1 Le plan no 28567-518, dressé par le département des travaux publics et de l'énergie le 28 avril 1993, modifiant le régime des zones de construction sur le territoire de la commune de Corsier (création d'une zone de verdure à destination de cimetière à la route de l'Eglise et abrogation d'une zone de verdure à destination de cimetière), est approuvé.

2 Les plans de zones annexés à la loi d'application de la loi fédérale sur l'aménagement du territoire, du 4 juin 1987, sont modifiés en conséquence.

Art. 2

1 La réalisation du cimetière à l'intérieur du périmètre figurant au plan no 28567-518 visé à l'article 1, est déclaré d'utilité publique au sens de l'article 3, lettre a, de la loi sur l'expropriation pour cause d'utilité publique.

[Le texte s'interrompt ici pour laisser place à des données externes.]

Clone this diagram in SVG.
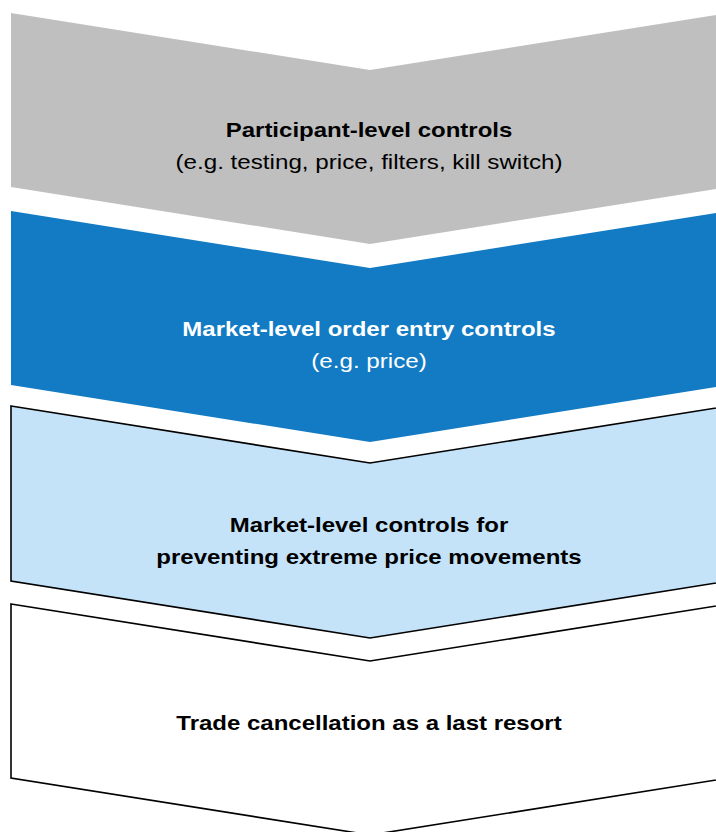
<svg xmlns="http://www.w3.org/2000/svg" width="716" height="832" viewBox="0 0 716 832">
<style>
text{font-family:"Liberation Sans",Arial,sans-serif;font-size:20px;text-anchor:middle}
.b{font-weight:bold}
.dk{fill:#000}
.wt{fill:#fff}
.out{stroke:#000;stroke-width:1.6;stroke-linejoin:miter}
</style>
<rect width="716" height="832" fill="#fff"/>
<g id="participant">
<path d="M11,13 L370,70 L729,13 L729,187 L370,244 L11,187 Z" fill="#bfbfbf"/>
<text class="b dk" transform="translate(369 137) scale(1.2 1)">Participant-level controls</text>
<text class="dk" transform="translate(369 169) scale(1.21 1)">(e.g. testing, price, filters, kill switch)</text>
</g>
<g id="order-entry">
<path d="M11,211 L370,268 L729,211 L729,385 L370,442 L11,385 Z" fill="#127bc4"/>
<text class="b wt" transform="translate(369 336) scale(1.2 1)">Market-level order entry controls</text>
<text class="wt" transform="translate(369 368) scale(1.21 1)">(e.g. price)</text>
</g>
<g id="extreme-price">
<path class="out" d="M11,406 L370,463 L729,406 L729,581 L370,638 L11,581 Z" fill="#c5e3f8"/>
<text class="b dk" transform="translate(369 532) scale(1.2 1)">Market-level controls for</text>
<text class="b dk" transform="translate(369 564) scale(1.2 1)">preventing extreme price movements</text>
</g>
<g id="cancellation">
<path class="out" d="M11,604 L370,661 L729,604 L729,778 L370,835 L11,778 Z" fill="#fff"/>
<text class="b dk" transform="translate(369 730) scale(1.2 1)">Trade cancellation as a last resort</text>
</g>
<g id="connectors"/>
</svg>
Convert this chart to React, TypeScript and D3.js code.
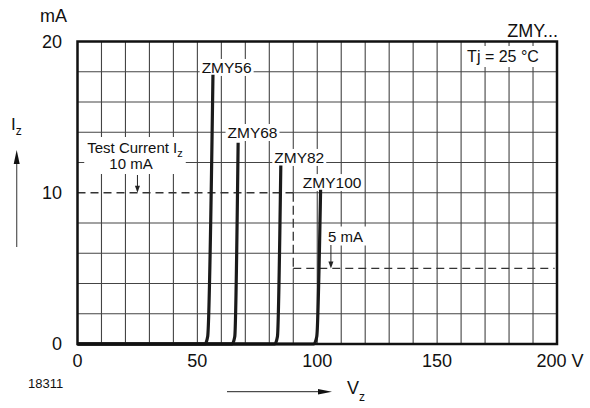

2 En conséquence, l'acquisition des immeubles et droits nécessaires à cette réalisation peut être poursuivie par voie d'expropriation.

Art. 3

Le terrain compris à l'intérieur de la zone de verdure est grevé d'un droit de préemption au profit de la commune de Corsier, subsidiairement de l'Etat de Genève, qui s'exerce selon les modalités prévues par les articles 30A et 30B de la loi d'application de la loi fédérale sur l'aménagement du territoire, du 4 juin 1987. Ce droit est annoté au registre foncier.

Art 4

L'opposition à la présente loi formée par M. Gilbert Cochet est rejetée dans la mesure où elle est recevable pour les motifs exposés dans le rapport de la commission chargée de l'étude de ladite loi.

Art. 5

La loi du 8 mai 1987 créant une zone de verdure à destination de cimetière est abrogée.

Art. 6

Un exemplaire du plan no 28567-518 susvisé, certifié conforme par la présidence du Grand Conseil, est déposé aux archives d'Etat.